India is divided into four seismic zones (II to V) by IS 1893:2016, with Zone V being the most severe (Northeast India, parts of J&K, Himachal). Earthquake-resistant design involves: proper building configuration (avoiding soft storeys — common in Indian apartments with open ground-floor parking), adequate column and beam sizes with ductile detailing per IS 13920, shear walls in taller buildings, and proper foundation design. Key requirements include: minimum M25 concrete in zones IV-V, Fe500D ductile steel, 135-degree hooks in stirrups (not 90-degree), closer stirrup spacing near beam-column joints, and avoiding short columns. For residential buildings in Zone III (covers Delhi, Mumbai, Kolkata), a standard structural engineer can handle the design. In zones IV-V, specialist seismic design expertise is recommended. Non-compliance has caused catastrophic failures in past earthquakes (Bhuj 2001, Nepal 2015 affecting Northeast India).

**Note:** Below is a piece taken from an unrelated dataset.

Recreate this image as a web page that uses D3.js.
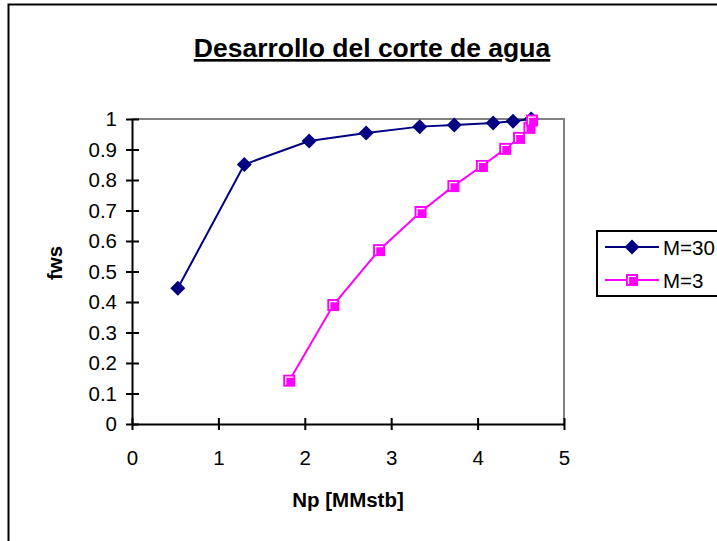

A structural audit is a professional assessment of an existing building's structural health, evaluating concrete strength, steel corrosion, foundation settlement, and overall load-carrying capacity. In India, structural audits are mandatory in several scenarios: Mumbai requires audits for buildings over 30 years old (Maharashtra government mandate after multiple building collapses), many cities require them before adding floors to existing buildings, and banks require them before sanctioning renovation loans for older properties. The audit involves visual inspection, non-destructive testing (rebound hammer for concrete strength, ultrasonic pulse velocity), core testing if needed, and sometimes load testing. Cost ranges from Rs 15,000-50,000 for a residential building. The report grades the structure (A to D) and recommends repairs — from minor crack grouting to major retrofitting. For any building over 25 years in India, a structural audit before purchase or major renovation is a wise investment.